The Bank for International Settlements (BIS), a central bank of central banks, has warned that interest rate rises are adding to the bubble-like conditions in equity markets.

The BIS said investors continue to enjoy “Goldilocks” conditions in markets, with an improving outlook for global GDP growth, and low inflation.

Claudio Borio, the head of the BIS, said central banks might need to look at how they talk about interest rates or how fast they raise them, to make investors realise the potential dangers.

“The vulnerabilities that have built around the globe during the long period of unusually low interest rates have not gone away. High debt levels, in both domestic and foreign currency, are still there. And so are frothy valuations.

“What’s more, the longer the risk-taking continues, the higher the underlying balance sheet exposures may become. Short-run calm comes at the expense of possible long-run turbulence,” he said.

The pick-up in economic growth is broad based and exists in both emerging and developed markets.

The Bank for International Settlements said it is a “paradox” that while interest rates have been rising, the market for risk assets has continued to rise.

Conventional economic theory states that rising interest rates should be bad for equities and riskier bonds. This is because higher interest rates boost the returns available on assets with less risk and volatility than equities and high yield bonds, notably government bonds and cash.

As a result, investors would be expected to move out of equities and towards government bonds as the yields on the latter rise.

But the BIS note that yields on government bonds have hardly risen since the US began to raise rates, while equity markets have performed well.

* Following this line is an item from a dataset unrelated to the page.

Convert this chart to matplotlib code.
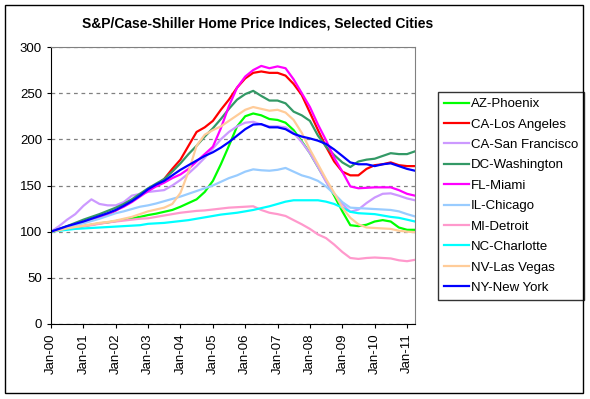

The likelihood is this is because global inflation expectations have risen alongside growth, with the result that assets such as government bonds continue to yields less than the rate of inflation.

The central bank said the turning point for inflation expectations was the election of Donald Trump as US president.

Mr Trump’s populist economics, spending plans and tax cuts are viewed by the market as being likely to lead to higher inflation emanating from the US.